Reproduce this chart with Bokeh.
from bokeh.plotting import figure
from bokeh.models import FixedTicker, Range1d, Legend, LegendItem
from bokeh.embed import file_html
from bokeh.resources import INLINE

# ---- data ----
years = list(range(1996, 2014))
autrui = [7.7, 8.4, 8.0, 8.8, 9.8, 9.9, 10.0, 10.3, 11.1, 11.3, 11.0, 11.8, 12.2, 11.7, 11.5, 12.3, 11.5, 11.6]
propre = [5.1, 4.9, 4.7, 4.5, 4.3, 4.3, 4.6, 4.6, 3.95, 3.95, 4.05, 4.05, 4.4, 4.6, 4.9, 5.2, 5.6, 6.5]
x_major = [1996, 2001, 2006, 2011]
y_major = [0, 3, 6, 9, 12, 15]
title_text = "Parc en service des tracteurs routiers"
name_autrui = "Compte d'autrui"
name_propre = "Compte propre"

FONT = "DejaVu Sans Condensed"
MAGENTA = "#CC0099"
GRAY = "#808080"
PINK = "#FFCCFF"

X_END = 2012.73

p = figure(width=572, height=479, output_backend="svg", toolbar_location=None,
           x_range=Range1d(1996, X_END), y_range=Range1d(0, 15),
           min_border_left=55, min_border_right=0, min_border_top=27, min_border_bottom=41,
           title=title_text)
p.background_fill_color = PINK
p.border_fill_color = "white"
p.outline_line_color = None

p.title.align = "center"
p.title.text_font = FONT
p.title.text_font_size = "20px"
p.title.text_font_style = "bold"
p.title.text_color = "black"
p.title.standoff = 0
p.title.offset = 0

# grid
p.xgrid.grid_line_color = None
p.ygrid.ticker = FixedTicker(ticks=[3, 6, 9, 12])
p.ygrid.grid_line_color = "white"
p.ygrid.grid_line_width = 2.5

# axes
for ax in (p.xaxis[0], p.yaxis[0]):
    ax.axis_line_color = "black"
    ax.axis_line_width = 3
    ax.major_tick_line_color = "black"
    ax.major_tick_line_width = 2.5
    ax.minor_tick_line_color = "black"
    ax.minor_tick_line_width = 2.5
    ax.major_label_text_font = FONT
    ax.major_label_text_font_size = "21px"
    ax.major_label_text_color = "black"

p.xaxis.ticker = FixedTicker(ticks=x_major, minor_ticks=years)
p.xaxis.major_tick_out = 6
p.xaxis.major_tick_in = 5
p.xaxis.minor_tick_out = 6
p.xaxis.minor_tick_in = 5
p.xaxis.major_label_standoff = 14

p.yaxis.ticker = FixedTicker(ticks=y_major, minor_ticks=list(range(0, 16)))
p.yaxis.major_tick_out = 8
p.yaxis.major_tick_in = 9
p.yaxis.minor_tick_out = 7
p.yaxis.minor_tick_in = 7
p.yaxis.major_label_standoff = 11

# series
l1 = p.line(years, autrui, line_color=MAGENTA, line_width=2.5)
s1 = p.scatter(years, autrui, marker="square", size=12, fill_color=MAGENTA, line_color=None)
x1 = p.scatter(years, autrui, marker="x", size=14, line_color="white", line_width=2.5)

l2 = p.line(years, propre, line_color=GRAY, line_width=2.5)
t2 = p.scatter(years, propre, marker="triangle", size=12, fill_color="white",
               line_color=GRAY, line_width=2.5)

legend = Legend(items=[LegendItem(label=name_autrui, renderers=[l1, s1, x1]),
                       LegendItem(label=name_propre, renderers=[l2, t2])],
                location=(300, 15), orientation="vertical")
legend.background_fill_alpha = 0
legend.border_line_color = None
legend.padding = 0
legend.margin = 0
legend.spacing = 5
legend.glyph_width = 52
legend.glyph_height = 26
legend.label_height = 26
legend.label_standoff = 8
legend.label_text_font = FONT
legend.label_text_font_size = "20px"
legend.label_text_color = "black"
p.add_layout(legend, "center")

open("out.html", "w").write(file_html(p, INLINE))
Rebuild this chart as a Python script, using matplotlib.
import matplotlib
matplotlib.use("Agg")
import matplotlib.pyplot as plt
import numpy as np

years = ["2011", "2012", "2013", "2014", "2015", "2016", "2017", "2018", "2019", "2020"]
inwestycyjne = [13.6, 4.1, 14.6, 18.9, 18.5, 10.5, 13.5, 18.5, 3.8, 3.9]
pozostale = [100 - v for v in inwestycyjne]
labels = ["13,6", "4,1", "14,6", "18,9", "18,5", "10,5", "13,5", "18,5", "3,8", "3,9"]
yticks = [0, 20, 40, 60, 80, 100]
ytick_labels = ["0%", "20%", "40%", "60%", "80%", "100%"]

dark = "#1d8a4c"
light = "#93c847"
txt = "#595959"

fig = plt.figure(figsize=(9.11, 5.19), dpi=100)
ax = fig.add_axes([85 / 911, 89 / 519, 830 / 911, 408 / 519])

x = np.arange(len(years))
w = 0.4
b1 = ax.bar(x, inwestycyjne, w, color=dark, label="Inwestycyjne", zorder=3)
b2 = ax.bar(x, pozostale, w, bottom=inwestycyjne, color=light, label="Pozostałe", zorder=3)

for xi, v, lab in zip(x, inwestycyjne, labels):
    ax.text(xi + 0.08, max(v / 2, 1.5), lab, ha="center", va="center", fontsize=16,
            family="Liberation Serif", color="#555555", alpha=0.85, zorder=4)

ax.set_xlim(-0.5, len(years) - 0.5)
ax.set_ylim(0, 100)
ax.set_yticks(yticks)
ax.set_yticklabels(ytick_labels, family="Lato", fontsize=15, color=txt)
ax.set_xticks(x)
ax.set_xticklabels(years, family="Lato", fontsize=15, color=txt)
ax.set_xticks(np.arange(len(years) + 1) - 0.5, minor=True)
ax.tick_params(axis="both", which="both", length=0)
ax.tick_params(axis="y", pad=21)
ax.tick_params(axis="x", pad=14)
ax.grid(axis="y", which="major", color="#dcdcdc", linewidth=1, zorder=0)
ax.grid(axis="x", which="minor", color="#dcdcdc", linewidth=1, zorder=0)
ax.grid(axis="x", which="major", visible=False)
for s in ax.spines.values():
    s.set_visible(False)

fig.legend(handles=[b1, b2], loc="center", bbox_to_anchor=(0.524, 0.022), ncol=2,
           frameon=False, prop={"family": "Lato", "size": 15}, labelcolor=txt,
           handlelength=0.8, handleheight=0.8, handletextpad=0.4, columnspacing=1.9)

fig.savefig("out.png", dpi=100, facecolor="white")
++++++++++
▶ YOUR TASK: In the listing above, find the line containing "Rebuild this chart" and please quote exactly that line through the last one, and no other lines.

▶ TASK ANSWER:
Rebuild this chart as a Python script, using matplotlib.
import matplotlib
matplotlib.use("Agg")
import matplotlib.pyplot as plt
import numpy as np

years = ["2011", "2012", "2013", "2014", "2015", "2016", "2017", "2018", "2019", "2020"]
inwestycyjne = [13.6, 4.1, 14.6, 18.9, 18.5, 10.5, 13.5, 18.5, 3.8, 3.9]
pozostale = [100 - v for v in inwestycyjne]
labels = ["13,6", "4,1", "14,6", "18,9", "18,5", "10,5", "13,5", "18,5", "3,8", "3,9"]
yticks = [0, 20, 40, 60, 80, 100]
ytick_labels = ["0%", "20%", "40%", "60%", "80%", "100%"]

dark = "#1d8a4c"
light = "#93c847"
txt = "#595959"

fig = plt.figure(figsize=(9.11, 5.19), dpi=100)
ax = fig.add_axes([85 / 911, 89 / 519, 830 / 911, 408 / 519])

x = np.arange(len(years))
w = 0.4
b1 = ax.bar(x, inwestycyjne, w, color=dark, label="Inwestycyjne", zorder=3)
b2 = ax.bar(x, pozostale, w, bottom=inwestycyjne, color=light, label="Pozostałe", zorder=3)

for xi, v, lab in zip(x, inwestycyjne, labels):
    ax.text(xi + 0.08, max(v / 2, 1.5), lab, ha="center", va="center", fontsize=16,
            family="Liberation Serif", color="#555555", alpha=0.85, zorder=4)

ax.set_xlim(-0.5, len(years) - 0.5)
ax.set_ylim(0, 100)
ax.set_yticks(yticks)
ax.set_yticklabels(ytick_labels, family="Lato", fontsize=15, color=txt)
ax.set_xticks(x)
ax.set_xticklabels(years, family="Lato", fontsize=15, color=txt)
ax.set_xticks(np.arange(len(years) + 1) - 0.5, minor=True)
ax.tick_params(axis="both", which="both", length=0)
ax.tick_params(axis="y", pad=21)
ax.tick_params(axis="x", pad=14)
ax.grid(axis="y", which="major", color="#dcdcdc", linewidth=1, zorder=0)
ax.grid(axis="x", which="minor", color="#dcdcdc", linewidth=1, zorder=0)
ax.grid(axis="x", which="major", visible=False)
for s in ax.spines.values():
    s.set_visible(False)

fig.legend(handles=[b1, b2], loc="center", bbox_to_anchor=(0.524, 0.022), ncol=2,
           frameon=False, prop={"family": "Lato", "size": 15}, labelcolor=txt,
           handlelength=0.8, handleheight=0.8, handletextpad=0.4, columnspacing=1.9)

fig.savefig("out.png", dpi=100, facecolor="white")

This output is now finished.